Sudan paramilitary chief admits withdrawal from capital

Published: 30 Mar 2025 - 04:15 pm | Last Updated: 30 Mar 2025 - 04:38 pm
General Mohamed Hamdan Dagalo, Deputy Head of the Sudan Transitional Military Council, attends the signing ceremony of the agreement on peace and ceasefire in Juba, South Sudan October 21, 2019. File Photo / Reuters

General Mohamed Hamdan Dagalo, Deputy Head of the Sudan Transitional Military Council, attends the signing ceremony of the agreement on peace and ceasefire in Juba, South Sudan October 21, 2019. File Photo / Reuters

AFP

Cairo: The head of the Sudanese paramilitary Rapid Support Forces admitted in a speech to fighters on Sunday that the group had withdrawn from the capital Khartoum which rival army forces have retaken.

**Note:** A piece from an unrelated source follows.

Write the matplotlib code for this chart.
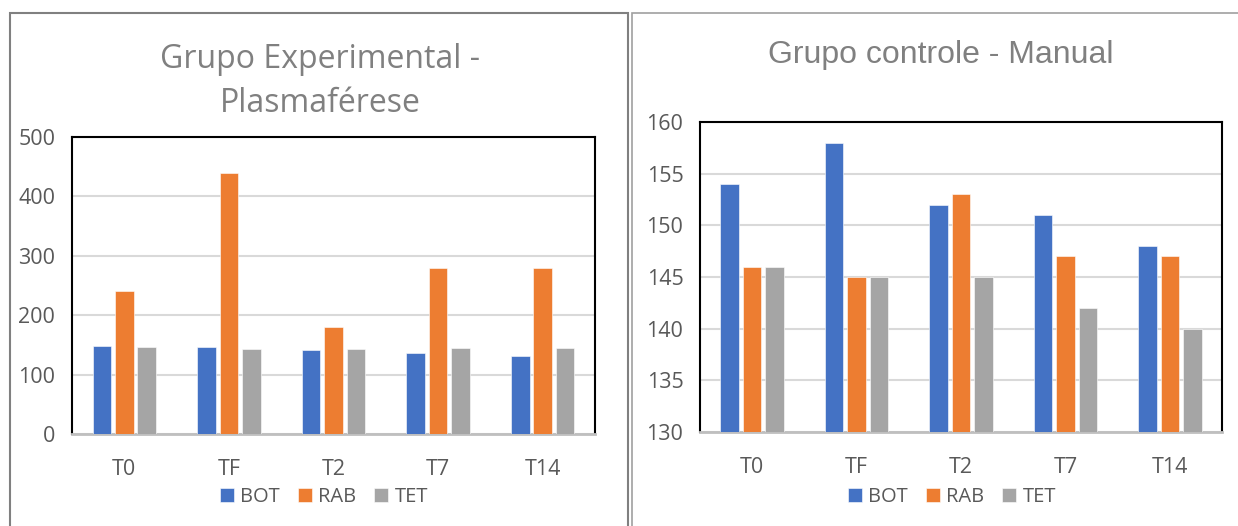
import matplotlib.pyplot as plt
import numpy as np
from matplotlib.patches import Rectangle

# data
categories = ["T0", "TF", "T2", "T7", "T14"]
series_names = ["BOT", "RAB", "TET"]

exp_bot = [148, 146, 142, 136, 132]
exp_rab = [240, 440, 180, 280, 280]
exp_tet = [147, 143, 143, 144, 144]

ctl_bot = [154, 158, 152, 151, 148]
ctl_rab = [146, 145, 153, 147, 147]
ctl_tet = [146, 145, 145, 142, 140]

colors = ["#4472C4", "#ED7D31", "#A5A5A5"]
TEXT = "#595959"
TICK_FONT = "Open Sans"


def draw_panel(ax, series, ylim, step):
    x = np.arange(len(categories))
    offsets = [-0.215, 0.0, 0.215]
    for vals, off, c, name in zip(series, offsets, colors, series_names):
        ax.bar(x + off, vals, width=0.178, color=c, label=name, zorder=3,
               edgecolor="white", linewidth=0.4)
    ax.set_xlim(-0.5, len(categories) - 0.5)
    ax.set_ylim(*ylim)
    ax.set_yticks(np.arange(ylim[0], ylim[1] + step, step))
    ax.set_xticks(x)
    ax.set_xticklabels(categories)
    ax.grid(axis="y", color="#D9D9D9", linewidth=1.5, zorder=0)
    ax.tick_params(length=0, labelsize=15.5, labelcolor=TEXT)
    ax.tick_params(axis="y", pad=12)
    ax.tick_params(axis="x", pad=18)
    for lab in ax.get_xticklabels() + ax.get_yticklabels():
        lab.set_fontfamily(TICK_FONT)
    for s in ["top", "left", "right"]:
        ax.spines[s].set_color("black")
        ax.spines[s].set_linewidth(1.5)
    ax.spines["bottom"].set_color("#BFBFBF")
    ax.spines["bottom"].set_linewidth(2)


fig = plt.figure(figsize=(12.38, 5.26), dpi=100)

# panel frames
fig.add_artist(Rectangle((10 / 1238, -0.1), 618 / 1238, 1.1 - 13 / 526,
                         transform=fig.transFigure, fill=False,
                         edgecolor="#808080", linewidth=1.5))
fig.add_artist(Rectangle((632 / 1238, -0.1), 0.6, 1.1 - 13 / 526,
                         transform=fig.transFigure, fill=False,
                         edgecolor="#A0A0A0", linewidth=1.2))

ax1 = fig.add_axes([72 / 1238, 1 - 434 / 526, 523 / 1238, 297 / 526])
draw_panel(ax1, [exp_bot, exp_rab, exp_tet], (0, 500), 100)

ax2 = fig.add_axes([700 / 1238, 1 - 432 / 526, 522 / 1238, 310 / 526])
draw_panel(ax2, [ctl_bot, ctl_rab, ctl_tet], (130, 160), 5)

fig.text(320 / 1238, 1 - 60 / 526, "Grupo Experimental -", ha="center",
         va="center", fontsize=23, color="#808080", family=TICK_FONT)
fig.text(320 / 1238, 1 - 103 / 526, "Plasmaférese", ha="center",
         va="center", fontsize=23, color="#808080", family=TICK_FONT)
fig.text(941 / 1238, 1 - 55 / 526, "Grupo controle - Manual", ha="center",
         va="center", fontsize=23, color="#808080", family="Liberation Sans")

for ax, cx in [(ax1, 324), (ax2, 952)]:
    leg = ax.legend(loc="center", bbox_to_anchor=(cx / 1238, 1 - 497 / 526),
                    bbox_transform=fig.transFigure, ncol=3, frameon=False,
                    handlelength=0.7, handleheight=0.7, handletextpad=0.3,
                    columnspacing=0.9, prop={"family": TICK_FONT, "size": 14.5})
    for t in leg.get_texts():
        t.set_color(TEXT)

fig.savefig("out.png", dpi=100)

The comment from RSF commander Mohamed Hamdan Daglo came three days after the group said there would be "no retreat and no surrender" and that its forces had "repositioned", despite the army's declaration on Thursday that "the last pockets" of the RSF had been eliminated from Khartoum after nearly two years of war.

"I confirm to you that we have indeed left Khartoum, but... we will return with even stronger determination," Daglo said in the speech posted on social media.

The war has created what the United Nations describes as the world's worst hunger and displacement crises. More than 12 million people have been uprooted, tens of thousands killed, and a UN-backed assessment declared famine in parts of the country.

"All those who think that there are negotiations or agreements in process with this diabolical movement are mistaken," Daglo said, in reference to the army.

"We have neither agreement nor discussion with them -- only the language of arms."

Army chief Abdel Fattah al-Burhan on Saturday also vowed not to back down, after a decisive blitz in which the army reclaimed the presidential palace, the war-damaged airport and other key sites in the city centre where buildings are burned and bullet-scarred.

"We will neither forgive, nor compromise, nor negotiate," Burhan said, adding that victory would only be complete when "the last rebel has been eradicated from the last corner of Sudan".

Despite the military's reclaiming of Khartoum, Africa's third-largest country remains essentially divided in two by the war. The army holds sway in the east and north while the RSF controls most of the vast Darfur region in the west, where it is rooted, and parts of the south.

Pope Francis, recovering from a life-threatening bout of pneumonia, on Sunday issued written prayers and urged new negotiations as soon as possible in Sudan.